Every year we read about the Wallabies chances in the Bledisloe cup.


And every year the same result.


This time around the chances are even more slim. 1. This is the worst Australian side for some time. With or without Schmidt. He’s no miracle worker. 2. This is still a very good NZ team. Despite the absolute mess they’ve made around running the team. If Argentina can put 40 on Australia - NZ can put 40 on them. No problem.


It’s going to be a 20+ ball game in NZs favour. Minimum. And then NZ will be back in their public’s good books.


If they pump Australia again, they’ll be the next World Cup winners with Ireland. Shared.


Until the autumn tests of course. When NZ lose one or both games against the Irish and French and we’ll be back to this story again.


Ahh. The media and fans. So predictable and fickle.


The ABs will become consistent winners again once razors has had the opportunity to learn how to be an international coach. He’s only been doing it for a few months now.


Like I’ve said before. Razor waking in and blowing the competition out of the water is insulting to the many fantastic international coaches who has to work hard to get to that level of success. Even the great Henry and Hansen had to slum it in Wales.
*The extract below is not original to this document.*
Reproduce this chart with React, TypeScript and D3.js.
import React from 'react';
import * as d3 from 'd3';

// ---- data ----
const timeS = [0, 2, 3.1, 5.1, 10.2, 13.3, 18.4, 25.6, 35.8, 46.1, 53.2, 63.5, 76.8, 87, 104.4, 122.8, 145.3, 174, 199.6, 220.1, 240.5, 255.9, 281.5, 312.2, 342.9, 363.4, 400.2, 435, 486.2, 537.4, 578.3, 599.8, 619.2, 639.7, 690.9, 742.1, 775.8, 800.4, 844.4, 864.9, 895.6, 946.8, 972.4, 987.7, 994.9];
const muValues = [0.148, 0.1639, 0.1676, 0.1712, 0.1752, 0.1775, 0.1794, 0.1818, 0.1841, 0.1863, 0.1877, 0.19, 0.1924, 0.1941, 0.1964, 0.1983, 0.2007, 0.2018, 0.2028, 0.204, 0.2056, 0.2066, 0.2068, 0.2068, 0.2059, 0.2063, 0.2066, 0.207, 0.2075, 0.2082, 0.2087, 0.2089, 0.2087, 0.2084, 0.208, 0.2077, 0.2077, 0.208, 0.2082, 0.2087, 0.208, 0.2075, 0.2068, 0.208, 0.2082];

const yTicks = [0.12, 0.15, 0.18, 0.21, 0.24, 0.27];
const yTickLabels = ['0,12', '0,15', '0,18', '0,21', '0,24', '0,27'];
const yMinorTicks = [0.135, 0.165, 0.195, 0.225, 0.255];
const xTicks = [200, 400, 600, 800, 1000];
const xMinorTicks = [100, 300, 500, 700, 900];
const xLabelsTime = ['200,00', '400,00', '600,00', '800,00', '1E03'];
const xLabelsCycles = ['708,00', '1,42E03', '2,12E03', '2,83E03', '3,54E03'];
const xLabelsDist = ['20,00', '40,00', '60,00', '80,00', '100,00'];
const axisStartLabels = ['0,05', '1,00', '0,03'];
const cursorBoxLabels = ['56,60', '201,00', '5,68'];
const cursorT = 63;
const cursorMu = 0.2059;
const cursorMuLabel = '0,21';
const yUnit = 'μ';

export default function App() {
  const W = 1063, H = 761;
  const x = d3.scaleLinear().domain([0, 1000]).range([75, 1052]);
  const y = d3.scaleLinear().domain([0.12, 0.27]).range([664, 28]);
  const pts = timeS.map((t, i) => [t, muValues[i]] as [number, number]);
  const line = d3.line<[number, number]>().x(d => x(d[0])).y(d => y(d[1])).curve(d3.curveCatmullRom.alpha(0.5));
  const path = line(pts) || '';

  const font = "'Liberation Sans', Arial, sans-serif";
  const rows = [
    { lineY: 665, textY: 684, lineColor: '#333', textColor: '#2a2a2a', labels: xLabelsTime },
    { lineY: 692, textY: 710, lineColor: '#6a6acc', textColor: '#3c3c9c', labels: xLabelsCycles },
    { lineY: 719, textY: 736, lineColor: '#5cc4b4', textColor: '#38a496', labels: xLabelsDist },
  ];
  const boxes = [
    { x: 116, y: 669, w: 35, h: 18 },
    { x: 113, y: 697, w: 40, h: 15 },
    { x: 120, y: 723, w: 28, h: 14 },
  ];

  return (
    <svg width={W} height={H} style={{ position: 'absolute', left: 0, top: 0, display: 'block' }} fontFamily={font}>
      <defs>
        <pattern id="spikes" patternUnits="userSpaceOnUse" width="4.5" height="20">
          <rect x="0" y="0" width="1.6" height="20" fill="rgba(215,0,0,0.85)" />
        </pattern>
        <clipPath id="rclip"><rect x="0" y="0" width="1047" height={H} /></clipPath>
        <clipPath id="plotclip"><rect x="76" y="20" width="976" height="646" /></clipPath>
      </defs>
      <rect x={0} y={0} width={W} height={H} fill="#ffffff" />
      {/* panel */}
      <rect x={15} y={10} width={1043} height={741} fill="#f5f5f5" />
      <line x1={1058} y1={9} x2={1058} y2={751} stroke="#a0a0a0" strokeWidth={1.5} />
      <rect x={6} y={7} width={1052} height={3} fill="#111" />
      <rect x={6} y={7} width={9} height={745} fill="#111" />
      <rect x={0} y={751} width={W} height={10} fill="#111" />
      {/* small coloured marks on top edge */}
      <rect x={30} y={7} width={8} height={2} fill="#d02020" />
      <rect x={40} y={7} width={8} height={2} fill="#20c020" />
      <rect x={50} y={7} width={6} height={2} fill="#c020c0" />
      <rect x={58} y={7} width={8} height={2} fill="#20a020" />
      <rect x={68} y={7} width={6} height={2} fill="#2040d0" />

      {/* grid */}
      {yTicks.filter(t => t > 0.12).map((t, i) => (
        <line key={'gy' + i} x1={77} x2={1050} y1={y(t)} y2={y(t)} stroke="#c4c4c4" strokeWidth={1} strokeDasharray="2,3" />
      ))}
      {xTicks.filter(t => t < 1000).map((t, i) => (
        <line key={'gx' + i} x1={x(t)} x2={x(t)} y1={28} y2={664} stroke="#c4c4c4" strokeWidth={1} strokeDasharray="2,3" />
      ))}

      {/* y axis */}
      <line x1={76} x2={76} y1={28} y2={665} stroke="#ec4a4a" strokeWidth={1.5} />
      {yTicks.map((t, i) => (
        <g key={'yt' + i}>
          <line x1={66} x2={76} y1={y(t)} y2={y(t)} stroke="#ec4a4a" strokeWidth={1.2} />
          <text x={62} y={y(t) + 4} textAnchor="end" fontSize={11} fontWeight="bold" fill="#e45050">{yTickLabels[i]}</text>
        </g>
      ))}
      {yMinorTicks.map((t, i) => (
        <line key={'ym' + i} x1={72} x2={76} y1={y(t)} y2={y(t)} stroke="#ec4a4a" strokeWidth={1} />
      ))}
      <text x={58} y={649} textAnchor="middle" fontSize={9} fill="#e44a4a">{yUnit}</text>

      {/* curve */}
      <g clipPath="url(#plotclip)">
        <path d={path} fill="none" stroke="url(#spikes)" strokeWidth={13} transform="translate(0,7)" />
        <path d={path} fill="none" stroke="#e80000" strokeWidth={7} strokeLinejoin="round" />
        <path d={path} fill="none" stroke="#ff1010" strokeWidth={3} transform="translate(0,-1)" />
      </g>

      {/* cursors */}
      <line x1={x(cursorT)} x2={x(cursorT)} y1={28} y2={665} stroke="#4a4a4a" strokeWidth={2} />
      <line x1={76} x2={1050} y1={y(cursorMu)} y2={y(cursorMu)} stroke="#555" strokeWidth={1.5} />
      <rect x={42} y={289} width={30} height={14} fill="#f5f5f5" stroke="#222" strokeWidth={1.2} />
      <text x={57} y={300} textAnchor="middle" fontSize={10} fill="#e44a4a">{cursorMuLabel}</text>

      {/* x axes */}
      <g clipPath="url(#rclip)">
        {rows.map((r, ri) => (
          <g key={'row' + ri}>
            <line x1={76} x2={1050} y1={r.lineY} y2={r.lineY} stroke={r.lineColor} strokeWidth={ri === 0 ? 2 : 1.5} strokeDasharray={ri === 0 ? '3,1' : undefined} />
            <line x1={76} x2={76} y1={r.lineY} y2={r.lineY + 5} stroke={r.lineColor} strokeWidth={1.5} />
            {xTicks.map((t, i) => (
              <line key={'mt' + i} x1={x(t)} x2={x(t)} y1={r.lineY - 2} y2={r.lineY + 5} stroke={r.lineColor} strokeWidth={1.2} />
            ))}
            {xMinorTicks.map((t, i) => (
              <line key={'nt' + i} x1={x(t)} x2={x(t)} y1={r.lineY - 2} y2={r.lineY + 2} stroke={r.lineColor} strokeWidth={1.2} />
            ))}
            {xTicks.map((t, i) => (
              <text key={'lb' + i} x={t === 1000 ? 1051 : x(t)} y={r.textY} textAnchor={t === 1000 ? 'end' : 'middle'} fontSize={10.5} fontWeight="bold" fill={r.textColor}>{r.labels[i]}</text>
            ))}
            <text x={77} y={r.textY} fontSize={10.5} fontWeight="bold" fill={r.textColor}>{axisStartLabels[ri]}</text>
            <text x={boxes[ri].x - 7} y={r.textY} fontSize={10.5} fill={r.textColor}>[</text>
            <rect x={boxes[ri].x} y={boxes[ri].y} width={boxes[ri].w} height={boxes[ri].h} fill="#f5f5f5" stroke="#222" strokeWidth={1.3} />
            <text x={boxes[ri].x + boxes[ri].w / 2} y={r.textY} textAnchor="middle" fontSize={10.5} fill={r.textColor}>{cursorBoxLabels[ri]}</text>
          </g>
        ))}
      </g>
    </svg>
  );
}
If NZRU actually knew what they were doing they’d have developed their boy razor more. They’ve set him up for failure. They should have retained Foster (or Schmidt) instead of discarding him like a leper.


But at least one thing is certain on the horizon. If Razor doesn’t cut it beyond 2027 - SARU and Rassie Erasmus would have done the good work for them and prepped Tony Brown for the job. I just hope he tells them to stuff it because he’s being treated so well by an organization that knows how to treat its people.